I know I will treasure many more memories but am grateful I captured one in a photo. The sight of our three children singing and dancing to the mountain song Eric sang so many bedtimes. Your presence at Eric's funeral was a blessing to us, I pray it was a blessing to you too. I am certain when I say, "Eric was well loved".

Amy

4 comments:

bradshawtwins said...

Dear Amy,

Thank you so much for sharing your "treasures" from Eric's services this weekend. I could just close my eyes and feel like I was right there with you. There was never a doubt that Eric's funeral would be the most beautiful celebration of a man, who lived his life with such passion for everything that he treasured. We are just two of the many people also inspired by your faith. You have taught us so much. Eric was very loved, as are you and the children. We miss you so much!

With Love & Prayers,
Susan

Pete said...

Amen.

Unknown said...

Amy,

I so wanted to be at Eric's life celebration. It's been confirmed what an inspiring and uplifting event I missed. I knew Eric and your faith (and awesome taste in music) would make for a very motivational event.

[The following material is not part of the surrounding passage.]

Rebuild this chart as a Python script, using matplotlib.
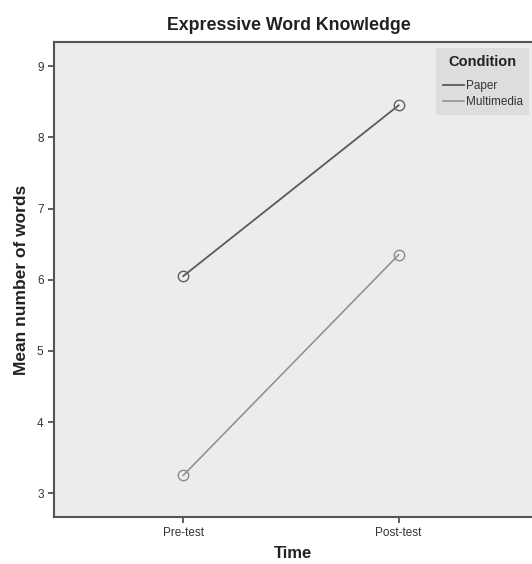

This last year has been hard but it has been very inspiring how you and Eric took on such a tough challenge with such gusto, faith, and humor. You've inspired me and moved me.

Love,
Soggy/Joe & Mary Beth

newmanfamily said...

Amy,
I haven't been on the blog in sometime and am so sorry to hear that Eric had passed away. We will keep you and your kids in our prayers. Burt and I were just talking of how we remember Eric standing there leading worship.